• SUPPLIED DATA
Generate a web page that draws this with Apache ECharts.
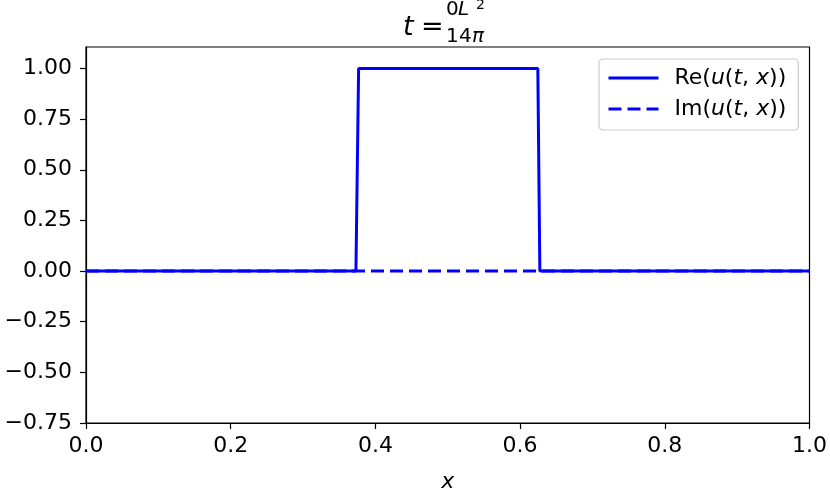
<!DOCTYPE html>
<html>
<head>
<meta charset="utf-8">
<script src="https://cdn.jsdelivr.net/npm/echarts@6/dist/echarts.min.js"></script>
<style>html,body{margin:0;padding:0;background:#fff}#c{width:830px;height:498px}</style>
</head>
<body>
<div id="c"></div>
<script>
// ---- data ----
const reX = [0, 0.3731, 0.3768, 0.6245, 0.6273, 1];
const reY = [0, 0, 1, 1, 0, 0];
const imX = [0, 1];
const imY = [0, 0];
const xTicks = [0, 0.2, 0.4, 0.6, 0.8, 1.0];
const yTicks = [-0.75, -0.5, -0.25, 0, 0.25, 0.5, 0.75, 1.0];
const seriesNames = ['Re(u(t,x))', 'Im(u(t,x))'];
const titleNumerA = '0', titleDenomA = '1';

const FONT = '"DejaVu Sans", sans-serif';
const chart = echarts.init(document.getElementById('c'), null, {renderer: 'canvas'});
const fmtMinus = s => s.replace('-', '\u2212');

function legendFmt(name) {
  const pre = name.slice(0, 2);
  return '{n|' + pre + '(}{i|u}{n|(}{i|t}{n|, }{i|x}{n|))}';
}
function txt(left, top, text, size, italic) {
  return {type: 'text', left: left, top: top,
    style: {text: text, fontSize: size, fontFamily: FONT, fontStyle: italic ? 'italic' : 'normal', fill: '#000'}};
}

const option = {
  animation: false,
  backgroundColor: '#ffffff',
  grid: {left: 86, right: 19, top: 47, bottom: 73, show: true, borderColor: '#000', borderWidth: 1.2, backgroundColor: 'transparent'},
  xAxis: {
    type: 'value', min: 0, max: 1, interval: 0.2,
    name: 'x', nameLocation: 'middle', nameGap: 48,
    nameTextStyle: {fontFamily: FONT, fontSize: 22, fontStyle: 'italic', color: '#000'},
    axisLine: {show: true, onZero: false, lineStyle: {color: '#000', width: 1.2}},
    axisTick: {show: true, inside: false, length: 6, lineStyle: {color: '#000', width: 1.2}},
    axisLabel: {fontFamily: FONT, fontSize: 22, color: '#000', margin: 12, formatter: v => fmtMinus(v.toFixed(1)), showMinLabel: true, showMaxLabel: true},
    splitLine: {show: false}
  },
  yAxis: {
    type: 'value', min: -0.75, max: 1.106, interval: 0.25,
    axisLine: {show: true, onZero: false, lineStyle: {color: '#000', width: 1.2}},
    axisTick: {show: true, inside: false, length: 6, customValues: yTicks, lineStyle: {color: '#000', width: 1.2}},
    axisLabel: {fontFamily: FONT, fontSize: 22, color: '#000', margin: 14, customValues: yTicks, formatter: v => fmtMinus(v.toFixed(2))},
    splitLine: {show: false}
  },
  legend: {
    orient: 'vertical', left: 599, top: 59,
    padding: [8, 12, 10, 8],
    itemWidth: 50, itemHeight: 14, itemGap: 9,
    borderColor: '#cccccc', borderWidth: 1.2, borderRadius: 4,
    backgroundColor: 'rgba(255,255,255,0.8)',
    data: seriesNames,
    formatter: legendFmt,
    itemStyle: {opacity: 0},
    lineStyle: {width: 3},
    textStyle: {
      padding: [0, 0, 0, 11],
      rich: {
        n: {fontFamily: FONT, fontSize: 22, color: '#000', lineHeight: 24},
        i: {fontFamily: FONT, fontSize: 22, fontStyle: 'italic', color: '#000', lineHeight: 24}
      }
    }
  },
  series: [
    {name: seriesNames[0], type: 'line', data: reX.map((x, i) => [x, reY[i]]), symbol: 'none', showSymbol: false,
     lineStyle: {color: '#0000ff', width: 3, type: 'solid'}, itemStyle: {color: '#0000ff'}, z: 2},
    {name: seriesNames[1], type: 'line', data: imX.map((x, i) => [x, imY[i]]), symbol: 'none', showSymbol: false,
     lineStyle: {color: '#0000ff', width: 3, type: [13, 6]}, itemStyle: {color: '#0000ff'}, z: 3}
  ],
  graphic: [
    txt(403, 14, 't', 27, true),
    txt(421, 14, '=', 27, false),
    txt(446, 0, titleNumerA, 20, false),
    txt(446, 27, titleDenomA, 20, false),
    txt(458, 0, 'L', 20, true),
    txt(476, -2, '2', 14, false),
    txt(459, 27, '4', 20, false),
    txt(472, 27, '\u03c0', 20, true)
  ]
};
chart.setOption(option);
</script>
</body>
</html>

• REQUIREMENT
Your task is to reproduce exactly the lines from the start of the data above through the line containing "const titleNumerA = '0', titleDenomA = '1';", leaving every picture out.

• RESPONSE BELOW
Generate a web page that draws this with Apache ECharts.
<!DOCTYPE html>
<html>
<head>
<meta charset="utf-8">
<script src="https://cdn.jsdelivr.net/npm/echarts@6/dist/echarts.min.js"></script>
<style>html,body{margin:0;padding:0;background:#fff}#c{width:830px;height:498px}</style>
</head>
<body>
<div id="c"></div>
<script>
// ---- data ----
const reX = [0, 0.3731, 0.3768, 0.6245, 0.6273, 1];
const reY = [0, 0, 1, 1, 0, 0];
const imX = [0, 1];
const imY = [0, 0];
const xTicks = [0, 0.2, 0.4, 0.6, 0.8, 1.0];
const yTicks = [-0.75, -0.5, -0.25, 0, 0.25, 0.5, 0.75, 1.0];
const seriesNames = ['Re(u(t,x))', 'Im(u(t,x))'];
const titleNumerA = '0', titleDenomA = '1';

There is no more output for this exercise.